### WORKING DATA
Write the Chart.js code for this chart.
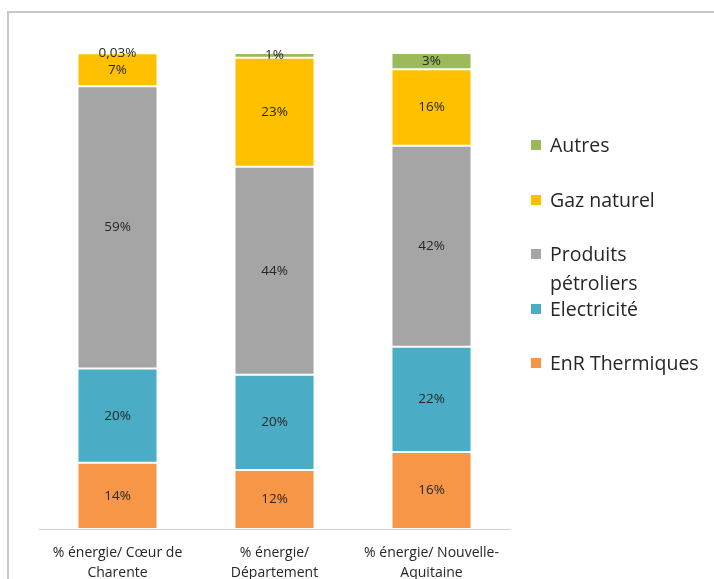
<!DOCTYPE html>
<html lang="fr">
<head>
  <meta charset="UTF-8">
  <title>Consommation d'énergie par source</title>
  <script src="https://cdn.jsdelivr.net/npm/chart.js"></script>
  <style>
    body { margin: 0; background: #fff; font-family: "Open Sans", sans-serif; }
    #wrap { position: relative; width: 714px; height: 579px; overflow: hidden; }
    #frame {
      position: absolute; left: 7px; top: 11px; width: 800px; height: 700px;
      border-left: 2px solid #c8c8c8; border-top: 2px solid #c8c8c8;
    }
    canvas { position: absolute; left: 0; top: 0; }
    #legend { position: absolute; left: 531px; top: 0; width: 183px; }
    .item { position: absolute; left: 0; font-size: 19.5px; color: #262626; line-height: 29px; white-space: nowrap; }
    .item span.sw { position: absolute; left: 0; top: 10px; width: 10px; height: 10px; }
    .item span.tx { display: block; padding-left: 19px; }
  </style>
</head>
<body>
<div id="wrap">
  <div id="frame"></div>
  <canvas id="chart" width="714" height="579"></canvas>
  <div id="legend"></div>
</div>
<script>
  const categories = [
    ['% énergie/ Cœur de', 'Charente'],
    ['% énergie/', 'Département'],
    ['% énergie/ Nouvelle-', 'Aquitaine']
  ];
  const seriesNames = ['EnR Thermiques', 'Electricité', 'Produits pétroliers', 'Gaz naturel', 'Autres'];
  const colors = ['#F79646', '#4BACC6', '#A5A5A5', '#FFC000', '#9BBB59'];

  const enrThermiques = [13.9, 12.4, 16.2];
  const electricite = [19.8, 20.0, 22.1];
  const produitsPetroliers = [59.3, 43.7, 42.2];
  const gazNaturel = [6.97, 22.9, 16.1];
  const autres = [0.03, 1.0, 3.4];

  const seriesData = [enrThermiques, electricite, produitsPetroliers, gazNaturel, autres];

  function fmt(v) {
    if (v < 1) return v.toFixed(2).replace('.', ',') + '%';
    return Math.round(v) + '%';
  }

  const labelPlugin = {
    id: 'segLabels',
    afterDatasetsDraw(chart) {
      const ctx = chart.ctx;
      ctx.save();
      ctx.font = '13.5px "Open Sans", sans-serif';
      ctx.fillStyle = '#262626';
      ctx.textAlign = 'center';
      ctx.textBaseline = 'middle';
      chart.data.datasets.forEach((ds, i) => {
        chart.getDatasetMeta(i).data.forEach((el, j) => {
          ctx.fillText(fmt(ds.data[j]), el.x, (el.y + el.base) / 2);
        });
      });
      ctx.restore();
    }
  };

  new Chart(document.getElementById('chart'), {
    type: 'bar',
    data: {
      labels: categories,
      datasets: seriesNames.map((name, i) => ({
        label: name,
        data: seriesData[i],
        backgroundColor: colors[i],
        borderColor: '#ffffff',
        borderWidth: 1,
        borderSkipped: false,
        categoryPercentage: 1,
        barPercentage: 0.51
      }))
    },
    options: {
      responsive: false,
      animation: false,
      layout: { padding: { left: 39, right: 204, top: 53, bottom: 0 } },
      plugins: { legend: { display: false }, tooltip: { enabled: false } },
      scales: {
        y: { stacked: true, min: 0, max: 100, display: false },
        x: {
          stacked: true,
          grid: { display: false },
          border: { display: true, color: '#d0d0d0', width: 1 },
          ticks: {
            color: '#262626',
            padding: 6,
            maxRotation: 0,
            autoSkip: false,
            font: { family: '"Open Sans", sans-serif', size: 14, lineHeight: 1.45 }
          },
          afterFit(scale) { scale.height = 50; }
        }
      }
    },
    plugins: [labelPlugin]
  });

  // legend, reversed like the original
  const legendTops = [130, 185, 239, 294, 348];
  const legendTexts = ['Autres', 'Gaz naturel', 'Produits<br>pétroliers', 'Electricité', 'EnR Thermiques'];
  const legendColors = [colors[4], colors[3], colors[2], colors[1], colors[0]];
  const lg = document.getElementById('legend');
  legendTexts.forEach((t, i) => {
    const d = document.createElement('div');
    d.className = 'item';
    d.style.top = legendTops[i] + 'px';
    d.innerHTML = '<span class="sw" style="background:' + legendColors[i] + '"></span><span class="tx">' + t + '</span>';
    lg.appendChild(d);
  });
</script>
</body>
</html>
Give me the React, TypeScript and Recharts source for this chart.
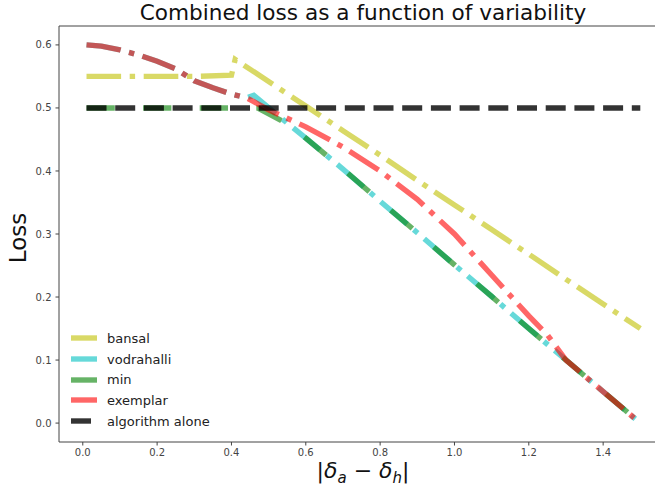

### GIVEN TASK
Your answer should be a single number: the count of lines containing the word "this".

### FINISHED EXERCISE
2